- **WHAT IS BEING ASKED**:
Return only the lines from the top of the data down to the one that holds "ombroErr = [0.1,0.1,0.1,0.1,0.1,0.1,0.1,0.1,0.1,0.1,0.1,0.1];", both included, without any pictures.

# START OF DATASET CONTENT

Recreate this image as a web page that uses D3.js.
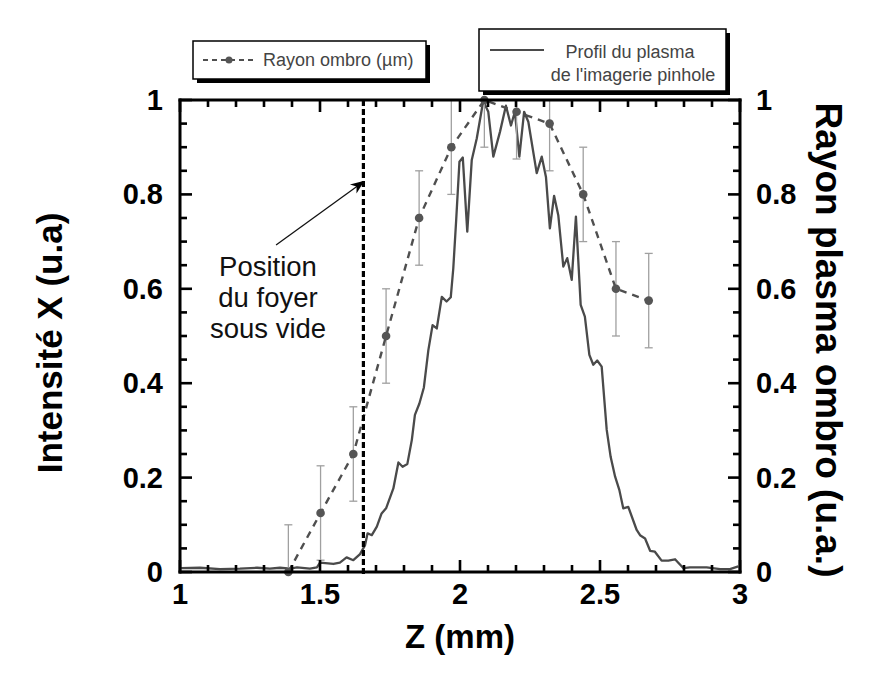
<!DOCTYPE html>
<html><head><meta charset="utf-8">
<script src="https://cdn.jsdelivr.net/npm/d3@7"></script>
<style>body{margin:0;background:#fff}svg{display:block}text{font-family:"Liberation Sans",Arial,sans-serif}</style>
</head><body><svg id="c" width="873" height="673" xmlns="http://www.w3.org/2000/svg"></svg>
<script>
// ---- data ----
const ombroZ   = [1.387,1.502,1.619,1.736,1.854,1.969,2.087,2.202,2.320,2.440,2.557,2.674];
const ombroVal = [0.0,0.125,0.25,0.5,0.75,0.9,1.0,0.975,0.95,0.8,0.6,0.575];
const ombroErr = [0.1,0.1,0.1,0.1,0.1,0.1,0.1,0.1,0.1,0.1,0.1,0.1];

const profilZ = [1.004,1.071,1.143,1.214,1.275,1.321,1.357,1.393,1.418,1.464,1.489,1.500,1.548,1.571,1.595,1.619,1.643,1.661,1.670,1.685,1.703,1.720,1.736,1.762,1.780,1.795,1.812,1.828,1.839,1.855,1.871,1.887,1.902,1.917,1.935,1.952,1.967,1.976,1.986,1.998,2.010,2.026,2.042,2.060,2.083,2.101,2.119,2.143,2.164,2.182,2.196,2.212,2.229,2.244,2.274,2.292,2.307,2.321,2.336,2.351,2.369,2.383,2.399,2.414,2.431,2.446,2.462,2.476,2.490,2.506,2.524,2.538,2.554,2.569,2.583,2.601,2.631,2.643,2.661,2.679,2.696,2.720,2.744,2.768,2.798,2.821,2.881,2.929,2.964,2.994];
const profilVal = [0.008,0.009,0.006,0.007,0.009,0.007,0.009,0.007,0.010,0.007,0.010,0.020,0.017,0.020,0.031,0.025,0.038,0.057,0.082,0.078,0.096,0.124,0.135,0.177,0.232,0.223,0.229,0.280,0.333,0.357,0.391,0.470,0.523,0.516,0.583,0.573,0.582,0.643,0.742,0.869,0.878,0.721,0.873,0.919,0.998,0.975,0.880,0.933,0.988,0.946,0.975,0.880,0.975,0.954,0.845,0.880,0.837,0.728,0.797,0.756,0.647,0.665,0.619,0.753,0.566,0.541,0.460,0.439,0.448,0.435,0.301,0.244,0.202,0.174,0.135,0.138,0.089,0.078,0.071,0.045,0.043,0.024,0.024,0.027,0.008,0.010,0.010,0.006,0.006,0.012];

const xTicks = [1,1.5,2,2.5,3];
const xTickLabels = ["1","1.5","2","2.5","3"];
const yTicks = [0,0.2,0.4,0.6,0.8,1];
const yTickLabels = ["0","0.2","0.4","0.6","0.8","1"];
const focusZ = 1.655;
const arrowFrom = [1.343,0.693], arrowTo = [1.655,0.827];
const annotLines = ["Position","du foyer","sous vide"];
const xTitle = "Z (mm)", yTitleL = "Intensité X (u.a)", yTitleR = "Rayon plasma ombro (u.a.)";
const legend1 = "Rayon ombro (µm)";
const legend2 = ["Profil du plasma","de l'imagerie pinhole"];

// ---- layout ----
const svg = d3.select("#c");
const L=180,R=740,T=100,B=572;
const x = d3.scaleLinear().domain([1,3]).range([L,R]);
const y = d3.scaleLinear().domain([0,1]).range([B,T]);

const defs = svg.append("defs");
defs.append("clipPath").attr("id","clip").append("rect")
  .attr("x",L).attr("y",T).attr("width",R-L).attr("height",B-T);
const m = defs.append("marker").attr("id","arr")
  .attr("viewBox","0 0 10 10").attr("refX",9).attr("refY",5)
  .attr("markerWidth",14).attr("markerHeight",14).attr("markerUnits","userSpaceOnUse").attr("orient","auto");
m.append("path").attr("d","M0,1 L10,5 L0,9 L3,5 Z").attr("fill","#000");

// profile line
svg.append("path").datum(d3.zip(profilZ,profilVal))
  .attr("d",d3.line().x(d=>x(d[0])).y(d=>y(d[1])))
  .attr("fill","none").attr("stroke","#4a4a4a").attr("stroke-width",2.3).attr("stroke-linejoin","round");

// error bars
const eb = svg.append("g").attr("clip-path","url(#clip)");
ombroZ.forEach((z,i)=>{
  const v=ombroVal[i], e=ombroErr[i];
  eb.append("line").attr("x1",x(z)).attr("x2",x(z)).attr("y1",y(v-e)).attr("y2",y(v+e))
    .attr("stroke","#a0a0a0").attr("stroke-width",1.3);
  [v-e,v+e].forEach(w=>eb.append("line").attr("x1",x(z)-4).attr("x2",x(z)+4).attr("y1",y(w)).attr("y2",y(w))
    .attr("stroke","#a0a0a0").attr("stroke-width",1.3));
});
// ombro dashed line
svg.append("path").datum(d3.zip(ombroZ,ombroVal))
  .attr("d",d3.line().x(d=>x(d[0])).y(d=>y(d[1])))
  .attr("fill","none").attr("stroke","#4f4f4f").attr("stroke-width",2.4).attr("stroke-dasharray","7,6");
svg.append("g").selectAll("circle").data(d3.zip(ombroZ,ombroVal)).join("circle")
  .attr("cx",d=>x(d[0])).attr("cy",d=>y(d[1])).attr("r",4.3).attr("fill","#555");

// focus line (drawn as filled dashes)
const fx = x(focusZ);
svg.append("g").selectAll("rect").data(d3.range(T,B,9)).join("rect")
  .attr("x",fx-1.6).attr("y",d=>d).attr("width",3.2).attr("height",6).attr("fill","#000");

// arrow + annotation
svg.append("line").attr("x1",x(arrowFrom[0])).attr("y1",y(arrowFrom[1]))
  .attr("x2",x(arrowTo[0])).attr("y2",y(arrowTo[1]))
  .attr("stroke","#111").attr("stroke-width",1.3).attr("marker-end","url(#arr)");
annotLines.forEach((t,i)=>svg.append("text").attr("x",268).attr("y",276+i*31)
  .attr("text-anchor","middle").attr("font-size",27.5).attr("fill","#111").text(t));

// axes: frame + inward ticks as filled rectangles (computed from the scales)
const rects = [];
const W=3, w=2.6;
rects.push([L-W/2,T-W/2,R-L+W,W],[L-W/2,B-W/2,R-L+W,W],[L-W/2,T-W/2,W,B-T+W],[R-W/2,T-W/2,W,B-T+W]);
const xMinor = d3.range(1,3.0001,0.1).map(v=>+v.toFixed(2)).filter(v=>!xTicks.some(t=>Math.abs(t-v)<1e-6));
const yMinor = d3.range(0,1.0001,0.05).map(v=>+v.toFixed(2)).filter(v=>!yTicks.some(t=>Math.abs(t-v)<1e-6));
[[xTicks,12],[xMinor,7]].forEach(([vals,len])=>vals.forEach(d=>{
  rects.push([x(d)-w/2,B-len,w,len],[x(d)-w/2,T,w,len]);
}));
[[yTicks,12],[yMinor,7]].forEach(([vals,len])=>vals.forEach(d=>{
  rects.push([L,y(d)-w/2,len,w],[R-len,y(d)-w/2,len,w]);
}));
svg.append("g").selectAll("rect").data(rects).join("rect")
  .attr("x",d=>d[0]).attr("y",d=>d[1]).attr("width",d=>d[2]).attr("height",d=>d[3]).attr("fill","#000");

const lab = svg.append("g");
function tl(sel){return sel.attr("font-size",29).attr("font-weight","bold").attr("fill","#000");}
tl(lab.selectAll(".xl").data(xTicks).join("text")).attr("x",d=>x(d)).attr("y",B+32)
  .attr("text-anchor","middle").text((d,i)=>xTickLabels[i]);
tl(lab.selectAll(".yl").data(yTicks).join("text").attr("class","yl")).attr("x",L-17).attr("y",d=>y(d)+10)
  .attr("text-anchor","end").text((d,i)=>yTickLabels[i]);
tl(lab.selectAll(".yr").data(yTicks).join("text").attr("class","yr")).attr("x",R+16).attr("y",d=>y(d)+10)
  .attr("text-anchor","start").text((d,i)=>yTickLabels[i]);

// titles
svg.append("text").attr("x",(L+R)/2).attr("y",648).attr("text-anchor","middle")
  .attr("font-size",33).attr("font-weight","bold").text(xTitle);
svg.append("text").attr("transform",`translate(62,${(T+B)/2+7}) rotate(-90)`).attr("text-anchor","middle")
  .attr("font-size",35).attr("font-weight","bold").text(yTitleL);
svg.append("text").attr("transform",`translate(816,${(T+B)/2+4}) rotate(90)`).attr("text-anchor","middle")
  .attr("font-size",37).attr("font-weight","bold").text(yTitleR);

// legends
function box(x0,y0,bw,bh){
  svg.append("rect").attr("x",x0+4).attr("y",y0+4).attr("width",bw).attr("height",bh).attr("fill","#000");
  svg.append("rect").attr("x",x0).attr("y",y0).attr("width",bw).attr("height",bh).attr("fill","#fff")
    .attr("stroke","#000").attr("stroke-width",1.5);
}
box(193,41,233,38);
svg.append("line").attr("x1",203).attr("x2",256).attr("y1",60).attr("y2",60)
  .attr("stroke","#4f4f4f").attr("stroke-width",2).attr("stroke-dasharray","5,4");
svg.append("circle").attr("cx",229).attr("cy",60).attr("r",3.5).attr("fill","#555");
svg.append("text").attr("x",263).attr("y",66).attr("font-size",18).attr("fill","#444").text(legend1);

box(479,29,247,62);
svg.append("line").attr("x1",490).attr("x2",544).attr("y1",50).attr("y2",50)
  .attr("stroke","#4a4a4a").attr("stroke-width",2);
svg.append("text").attr("x",630).attr("y",58).attr("text-anchor","middle").attr("font-size",18).attr("fill","#444").text(legend2[0]);
svg.append("text").attr("x",633).attr("y",81).attr("text-anchor","middle").attr("font-size",18).attr("fill","#444").text(legend2[1]);
</script></body></html>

# END OF DATASET CONTENT

- **CORRECT RESPONSE**:
Recreate this image as a web page that uses D3.js.
<!DOCTYPE html>
<html><head><meta charset="utf-8">
<script src="https://cdn.jsdelivr.net/npm/d3@7"></script>
<style>body{margin:0;background:#fff}svg{display:block}text{font-family:"Liberation Sans",Arial,sans-serif}</style>
</head><body><svg id="c" width="873" height="673" xmlns="http://www.w3.org/2000/svg"></svg>
<script>
// ---- data ----
const ombroZ   = [1.387,1.502,1.619,1.736,1.854,1.969,2.087,2.202,2.320,2.440,2.557,2.674];
const ombroVal = [0.0,0.125,0.25,0.5,0.75,0.9,1.0,0.975,0.95,0.8,0.6,0.575];
const ombroErr = [0.1,0.1,0.1,0.1,0.1,0.1,0.1,0.1,0.1,0.1,0.1,0.1];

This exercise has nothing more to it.